Santa bought the boys season passes to a local amusement park for Christmas. Because Santa discovered local amusement parks are desperate for money in winter. Santa thought Elijah and Luca would go once, maybe twice, over the summer and pretty much break even.
Santa didn’t anticipate Steve.
My brother has taken it upon himself to break the record for most bologna sandwiches eaten in an amusement park parking lot over the course of a summer. The boys are well into double digits on visits.
But when your roller coaster anxiety is high, combined with an aversion to baby rides, that kind of limits the amount of stuff to do. The kids found themselves riding the same 4 things over and over, and that introduced the dreaded word “bored” to their weekly trip.
As a result, the kids began dipping their toes into roller coasters. They’d ride the kiddie coasters, which are only slightly scary due to the fact they were built in the 80’s and are more rust than coaster.
I am a wooden coaster man, myself. Mostly because of “Smokey and the Bandit II.” So, I’ve been pushing the boys to ride the big old ancient wooden coaster in the back of the park. I have fond memories of holding hands with Kristina Liu in 7th grade on that old rickety, creaking pile of wood and screws. Every time we walked by the entrance, I would say, “Huh? Huh? Anyone want relive 7th grade?”
I was always met with a firm “Nope.”
Last time we were at the park, we walked past the ride entrance and saw the wait time was a glorious 15 minutes. Mostly because no one cares about big old wooden coasters anymore. When I was met with the kids’ usual refusal, I kind of lost my temper.
“Come on, you babies. This is the least scary ‘coaster in the world. You have to face your fears. You know what? I am going on this coaster. If you don’t want to go, you can wait here at the exit. Just don’t talk to any kidnappers.”
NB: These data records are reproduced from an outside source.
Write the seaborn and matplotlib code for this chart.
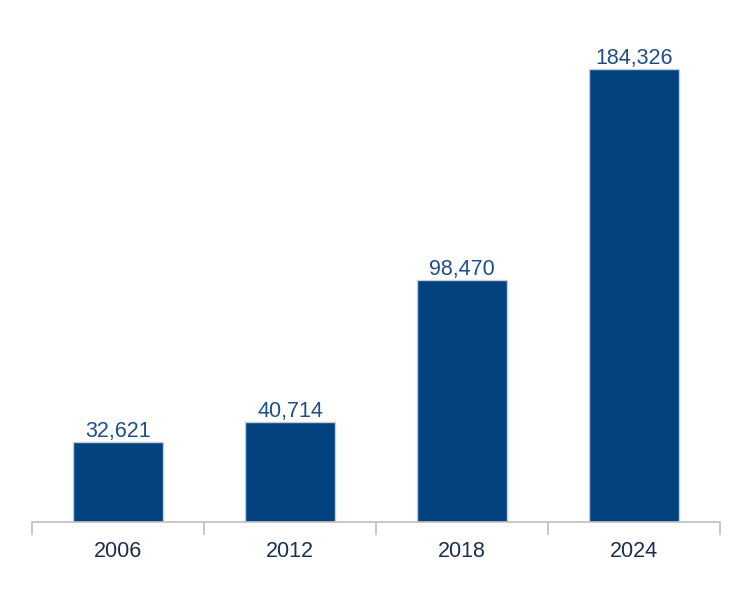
import pandas as pd
import numpy as np
import matplotlib.pyplot as plt
import seaborn as sns

years = ['2006', '2012', '2018', '2024']
values = [32621, 40714, 98470, 184326]

sns.set_style('white')
plt.rcParams['font.family'] = ['Liberation Sans', 'DejaVu Sans']

dat = pd.DataFrame({'year': years, 'value': values})

fig = plt.figure(figsize=(7.51, 5.99), dpi=100)
ax = fig.add_axes([32/751, 77/599, 688/751, 492/599])

sns.barplot(data=dat, x='year', y='value', color='#02427f', saturation=1,
            width=0.52, edgecolor='#c5ccd6', linewidth=1, ax=ax)

ax.bar_label(ax.containers[0], labels=['{:,}'.format(v) for v in values],
             padding=0, fontsize=15.5, color='#1f4f86')

ax.set_xlim(-0.5, 3.5)
ax.set_ylim(0, 200200)
ax.set_xlabel('')
ax.set_ylabel('')
ax.set_yticks([])
for s in ['top', 'right', 'left']:
    ax.spines[s].set_visible(False)
ax.spines['bottom'].set_color('#bfbfbf')
ax.spines['bottom'].set_linewidth(1.2)

ax.set_xticks(np.arange(-0.5, 4, 1), minor=True)
ax.tick_params(axis='x', which='minor', length=9, width=1.2, color='#bfbfbf', bottom=True)
ax.tick_params(axis='x', which='major', length=0, pad=14, labelsize=15.5, labelcolor='#1c2f4f')

fig.savefig('out.png', dpi=100)
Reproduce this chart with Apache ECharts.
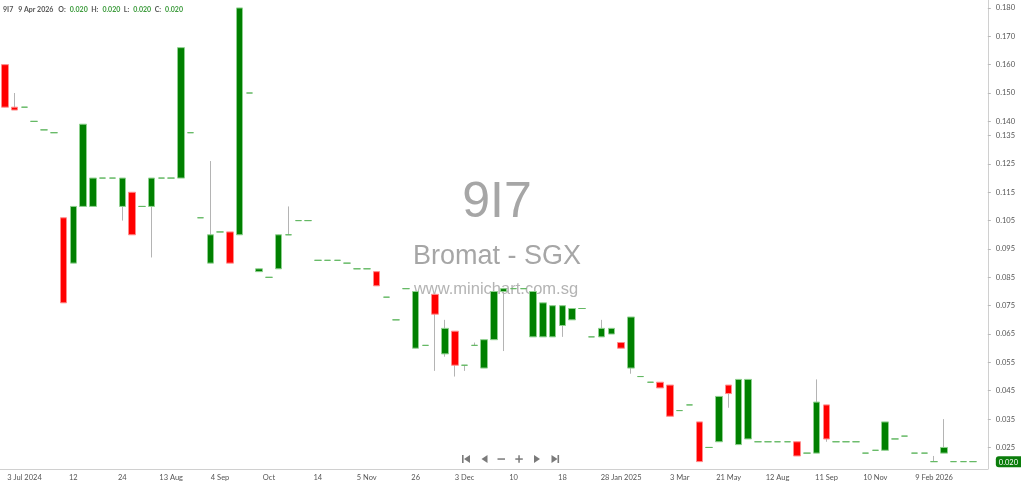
<!DOCTYPE html>
<html><head><meta charset="utf-8">
<script src="https://cdn.jsdelivr.net/npm/echarts@6/dist/echarts.min.js"></script>
<style>html,body{margin:0;padding:0;background:#fff}#c{width:1024px;height:484px}</style>
</head><body><div id="c"></div>
<script>
const symbol = '9I7';
const stockName = 'Bromat - SGX';
const site = 'www.minichart.com.sg';
const lastDate = '9 Apr 2026';

const opens = [
0.160,0.145,0.145,0.140,0.137,0.136,0.106,0.090,0.110,0.110,
0.120,0.120,0.110,0.115,0.110,0.110,0.120,0.120,0.120,0.136,
0.106,0.090,0.101,0.101,0.100,0.150,0.087,0.085,0.088,0.100,
0.105,0.105,0.091,0.091,0.091,0.090,0.088,0.088,0.087,0.078,
0.070,0.081,0.060,0.061,0.079,0.058,0.066,0.054,0.061,0.053,
0.063,0.080,0.081,0.081,0.064,0.064,0.064,0.068,0.070,0.074,
0.064,0.064,0.065,0.062,0.053,0.050,0.048,0.048,0.047,0.038,
0.040,0.034,0.025,0.027,0.047,0.026,0.028,0.027,0.027,0.027,
0.027,0.027,0.023,0.023,0.040,0.027,0.027,0.027,0.023,0.024,
0.024,0.028,0.029,0.023,0.023,0.020,0.023,0.020,0.020,0.020];
const highs = [
0.160,0.150,0.145,0.140,0.137,0.136,0.106,0.110,0.139,0.120,
0.120,0.120,0.120,0.115,0.110,0.120,0.120,0.120,0.166,0.136,
0.106,0.126,0.101,0.101,0.180,0.150,0.088,0.085,0.100,0.110,
0.105,0.105,0.091,0.091,0.091,0.090,0.088,0.088,0.087,0.078,
0.070,0.081,0.080,0.061,0.079,0.070,0.066,0.054,0.062,0.063,
0.080,0.081,0.081,0.081,0.080,0.076,0.075,0.075,0.074,0.074,
0.064,0.070,0.067,0.062,0.071,0.050,0.048,0.048,0.047,0.038,
0.040,0.034,0.025,0.043,0.047,0.049,0.049,0.027,0.027,0.027,
0.027,0.027,0.023,0.049,0.040,0.027,0.027,0.027,0.023,0.024,
0.034,0.028,0.029,0.023,0.023,0.022,0.035,0.020,0.020,0.020];
const lows = [
0.145,0.144,0.145,0.140,0.137,0.136,0.076,0.090,0.110,0.110,
0.120,0.120,0.105,0.100,0.110,0.092,0.120,0.120,0.120,0.136,
0.106,0.090,0.101,0.090,0.100,0.150,0.087,0.085,0.088,0.100,
0.105,0.105,0.091,0.091,0.091,0.090,0.088,0.088,0.082,0.078,
0.070,0.081,0.060,0.061,0.052,0.057,0.050,0.052,0.061,0.053,
0.063,0.059,0.081,0.081,0.064,0.064,0.064,0.064,0.070,0.074,
0.064,0.064,0.065,0.060,0.051,0.050,0.048,0.046,0.036,0.038,
0.040,0.020,0.025,0.027,0.039,0.026,0.028,0.027,0.027,0.027,
0.027,0.022,0.023,0.023,0.027,0.027,0.027,0.027,0.023,0.024,
0.024,0.028,0.029,0.023,0.023,0.020,0.023,0.020,0.020,0.020];
const closes = [
0.145,0.144,0.145,0.140,0.137,0.136,0.076,0.110,0.139,0.120,
0.120,0.120,0.120,0.100,0.110,0.120,0.120,0.120,0.166,0.136,
0.106,0.100,0.101,0.090,0.180,0.150,0.088,0.085,0.100,0.100,
0.105,0.105,0.091,0.091,0.091,0.090,0.088,0.088,0.082,0.078,
0.070,0.081,0.080,0.061,0.072,0.067,0.054,0.054,0.061,0.063,
0.080,0.081,0.081,0.081,0.080,0.076,0.075,0.075,0.074,0.074,
0.064,0.067,0.067,0.060,0.071,0.050,0.048,0.046,0.036,0.038,
0.040,0.020,0.025,0.043,0.044,0.049,0.049,0.027,0.027,0.027,
0.027,0.022,0.023,0.041,0.028,0.027,0.027,0.027,0.023,0.024,
0.034,0.028,0.029,0.023,0.023,0.020,0.025,0.020,0.020,0.020];

const tickPos = [2,7,12,17,22,27,32,37,42,47,52,57,63,69,74,79,84,89,95];
const tickText = ['3 Jul 2024','12','24','13 Aug','4 Sep','Oct','14','5 Nov','26','3 Dec','10','18','28 Jan 2025','3 Mar','21 May','12 Aug','11 Sep','10 Nov','9 Feb 2026'];
const yLabels = [0.180,0.170,0.160,0.150,0.140,0.135,0.125,0.115,0.105,0.095,0.085,0.075,0.065,0.055,0.045,0.035,0.025];

const n = opens.length;
const last = n - 1;
const lastClose = closes[last];
const categories = Array.from({length: n + 1}, (_, i) => String(i));
const wickData = opens.map((o, i) => [o, closes[i], lows[i], highs[i]]);
const bodyData = opens.map((o, i) => [o, closes[i], Math.min(o, closes[i]), Math.max(o, closes[i])]);
const isTick = (i) => tickPos.indexOf(i) >= 0;

const chart = echarts.init(document.getElementById('c'));
const F = 'Lato, "Liberation Sans", sans-serif';
const gray = '#7a7a7a';
chart.setOption({
  animation: false,
  backgroundColor: '#fff',
  title: {
    left: 3, top: 6, padding: 0,
    text: `{n|${symbol}}{n|${lastDate}}{l|O:}{v|${opens[last].toFixed(3)}}{l|H:}{v|${highs[last].toFixed(3)}}{l|L:}{v|${lows[last].toFixed(3)}}{l|C:}{v|${closes[last].toFixed(3)}}`,
    textStyle: {
      fontFamily: F, fontSize: 7,
      rich: {
        n: {color: '#555', fontFamily: F, fontSize: 7, padding: [0, 5, 0, 0]},
        l: {color: '#555', fontFamily: F, fontSize: 7, padding: [0, 4, 0, 0]},
        v: {color: '#3a9a3a', fontFamily: F, fontSize: 7, padding: [0, 3.5, 0, 0]}
      }
    }
  },
  grid: {left: 0, right: 28, top: 0, bottom: 15},
  xAxis: {
    type: 'category',
    data: categories,
    boundaryGap: true,
    axisLine: {lineStyle: {color: '#d0d0d0'}},
    axisTick: {alignWithLabel: true, length: 4, interval: (i) => isTick(i), lineStyle: {color: '#c8c8c8'}},
    axisLabel: {
      interval: (i) => isTick(i),
      formatter: (v, i) => { const k = tickPos.indexOf(Number(v)); return k >= 0 ? tickText[k] : ''; },
      fontFamily: F, fontSize: 7.5, color: '#555', margin: 5
    },
    splitLine: {show: false}
  },
  yAxis: {
    type: 'value',
    position: 'right',
    min: 0.0174, max: 0.1828,
    scale: true,
    axisLine: {show: true, lineStyle: {color: '#d0d0d0'}},
    axisTick: {show: true, length: 3, customValues: yLabels, lineStyle: {color: '#b8b8b8'}},
    axisLabel: {
      customValues: yLabels.concat([lastClose]),
      formatter: (v) => Math.abs(v - lastClose) < 1e-9 ? `{tag|${v.toFixed(3)}}` : v.toFixed(3),
      fontFamily: F, fontSize: 7.5, color: '#555', margin: 8,
      rich: {
        tag: {backgroundColor: '#0b7d0b', color: '#fff', fontFamily: F, fontSize: 7.5, padding: [2, 3, 1, 3], borderRadius: [3, 0, 0, 3]}
      }
    },
    splitLine: {show: false}
  },
  graphic: [
    {type: 'text', x: 497, y: 203, silent: true, z: 0, style: {text: symbol, font: '50px "Liberation Sans", Arial, sans-serif', fill: '#a6a6a6', textAlign: 'center', textVerticalAlign: 'middle'}},
    {type: 'text', x: 497, y: 257, silent: true, z: 0, style: {text: stockName, font: '27px "Liberation Sans", Arial, sans-serif', fill: '#a6a6a6', textAlign: 'center', textVerticalAlign: 'middle'}},
    {type: 'text', x: 496, y: 289, silent: true, z: 0, style: {text: site, font: '16.5px "Liberation Sans", Arial, sans-serif', fill: '#b4b4b4', textAlign: 'center', textVerticalAlign: 'middle'}},
    {type: 'rect', shape: {x: 462, y: 455, width: 1.6, height: 8}, style: {fill: gray}, silent: true},
    {type: 'polygon', shape: {points: [[470, 455], [470, 463], [464, 459]]}, style: {fill: gray}, silent: true},
    {type: 'polygon', shape: {points: [[487.5, 455], [487.5, 463], [481.5, 459]]}, style: {fill: gray}, silent: true},
    {type: 'rect', shape: {x: 497.5, y: 458.3, width: 7.5, height: 1.5}, style: {fill: gray}, silent: true},
    {type: 'rect', shape: {x: 515.3, y: 458.3, width: 7.5, height: 1.5}, style: {fill: gray}, silent: true},
    {type: 'rect', shape: {x: 518.3, y: 455.3, width: 1.5, height: 7.5}, style: {fill: gray}, silent: true},
    {type: 'polygon', shape: {points: [[534, 455], [534, 463], [540, 459]]}, style: {fill: gray}, silent: true},
    {type: 'polygon', shape: {points: [[551.5, 455], [551.5, 463], [557.5, 459]]}, style: {fill: gray}, silent: true},
    {type: 'rect', shape: {x: 557.5, y: 455, width: 1.6, height: 8}, style: {fill: gray}, silent: true}
  ],
  series: [
    {
      type: 'candlestick',
      name: 'wick',
      data: wickData,
      barWidth: 0.5,
      itemStyle: {color: '#b4b4b4', color0: '#b4b4b4', borderColor: '#b4b4b4', borderColor0: '#b4b4b4', borderColorDoji: '#b4b4b4', borderWidth: 1},
      z: 2
    },
    {
      type: 'candlestick',
      name: 'body',
      data: bodyData,
      barWidth: 7,
      itemStyle: {color: '#008000', color0: '#ff0000', borderColor: '#8fd08f', borderColor0: '#ff8c8c', borderColorDoji: '#63b863', borderWidth: 1},
      z: 3
    }
  ]
});
</script></body></html>
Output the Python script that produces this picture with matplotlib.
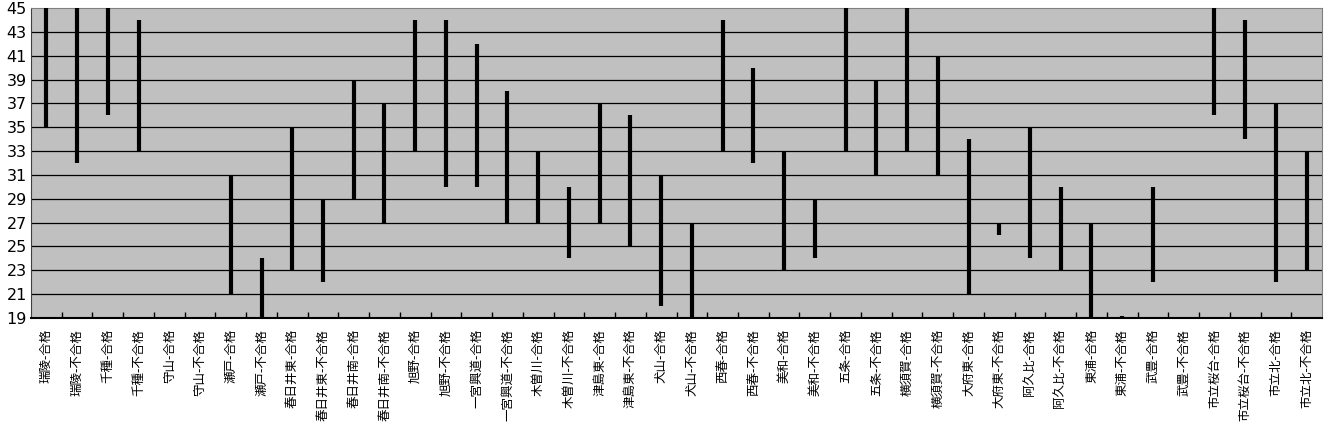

Eli, who had already ridden several other scary rides on a previous visit with the neighbor girls, was on board. Luca was terrified. But he was more terrified of kidnappers, so he clutched my hand and we walked the ¼ mile to the ride entrance.
By the time we made it through the turnstile, Luca was in near hysterics. I stooped down and told him we didn’t have to go. I was kidding about the kidnappers. We could go back to the kiddie coasters.
Luca cried even harder. “I…want…to…face…my…fears.”
Once the attendant locked us into the ride, Luca knew there was no turning back. Tears streamed down his face and he silently sobbed. He crawled into himself and I realized I had made a huge mistake.
As we climbed the first impossibly long hill, Luca found his voice and began screaming in terror. Oh man. I made a huge mistake. I thought I broke him. I held his hand, which was clammy and wet, not like Kristina Liu’s, and assured him everything was ok.
Once we hit the first drop, Luca’s screams of horror could be heard all over the park. Tears filled my eyes as I realized I would always look back at this moment as the time I turned my son into a vegetable. I imagined trying to explain what happened to my son at future family gatherings.
We immediately hit a second drop and Luca screamed, “You didn’t tell me there were two drops!” Oh yeah, this was bad. Years from now, people will ask me, “When did Luca stop speaking?”
Once we hit the tight turns, Luca’s screams changed. He began screaming, “This is the greatest day of my life!”
Luca had come out the other side of his horror. He loved the ride and begged us to ride it again. Which we did three more times.
Now all Luca can talk about is his love of the big ‘coasters.